This Crocodile Called Sex

Fifteen years ago I was accused by an acquaintance at our former church of being a “sex fiend” because according to her, that was all I wanted to talk about. Looking back, the topic of sex did dominate a lot of conversations with the women around me.

Up until about eight years ago, sex had been the biggest failure of my life and marriage. It was an area of complete bondage, shame, guilt and remorse and I had no idea how to free myself. That is probably why I wanted to talk about it constantly. Surely other women knew something I didn’t.

Questions like “Why is it such a struggle in my marriage?” and “Why am I such a failure at something other people seem to enjoy?” assailed me day and night. It wasn’t until Grace did a teaching series called “The Theology of Sex” that I started to get some answers.

I remember vividly the first day Matt Williams taught on this subject. He told a story about a village in East Asia that was being terrorized by a crocodile, losing children and limbs when it would attack. But nobody wanted to talk about it because they were afraid of it. He said the church today was afraid to talk about this “crocodile” called sex.

Sex had been the biggest failure of my life and marriage. It was an area of complete bondage, shame, guilt, and remorse.

God had started preparing my heart and my mind, a year or so before these teachings, to receive this new and exciting way of thinking about sex. I learned first of all that sex is a good thing, and in order to be healthy in this area we have to talk about it. I discovered that, despite what I was brought up thinking, God created sex for our good! There was nothing at all dirty or perverted about it from God’s perspective. The world around me had done that damage!
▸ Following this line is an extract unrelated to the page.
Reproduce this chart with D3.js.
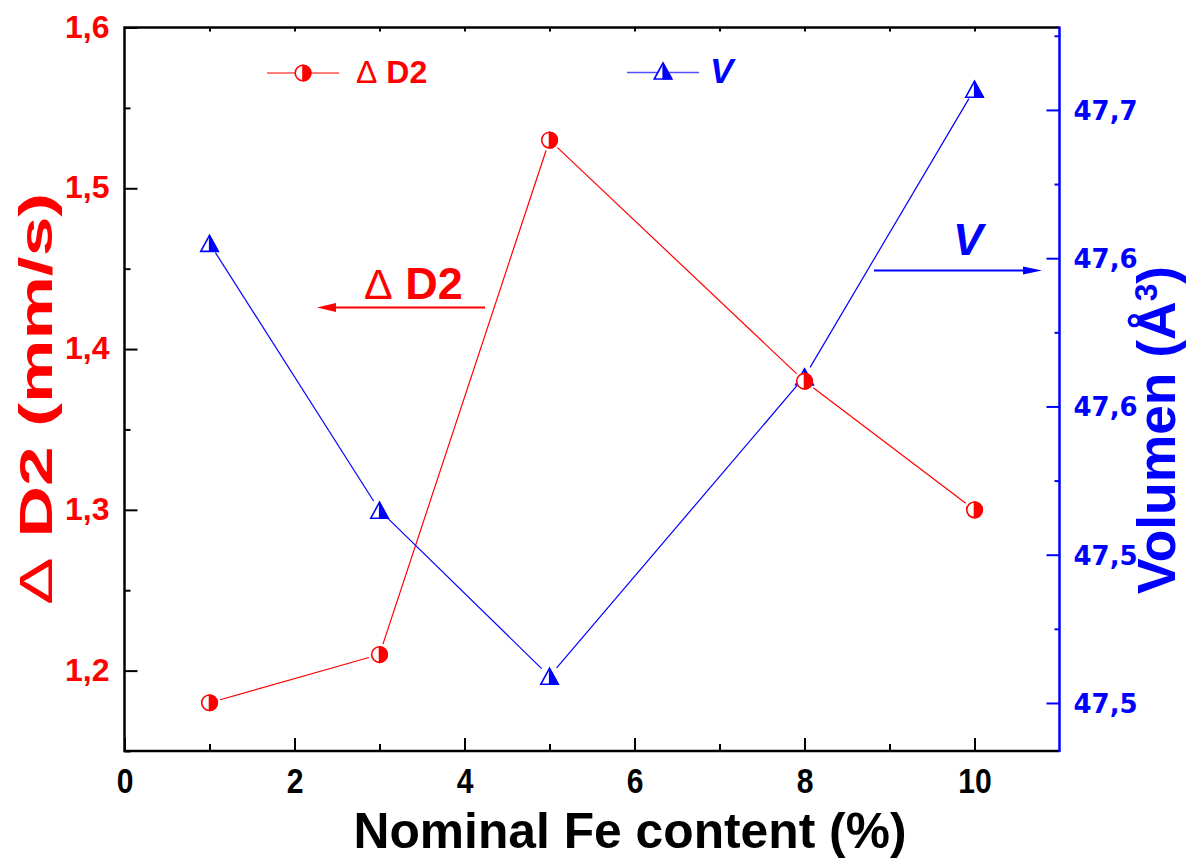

I realized it was such a failure between me and my husband because we had been viewing it from a worldly context and not God’s. We  were both determined to start having those tough conversations with each other and to bring our sex life under God’s authority and will.

It was not easy by any means, but I am so thankful to Grace for opening the door of dialogue for redemption, restoration and healing to come to me, my life, and my marriage. Grace is revisiting the Theology of Sex series this winter and I for one am very excited to hear and receive what God wants to reveal to me about it.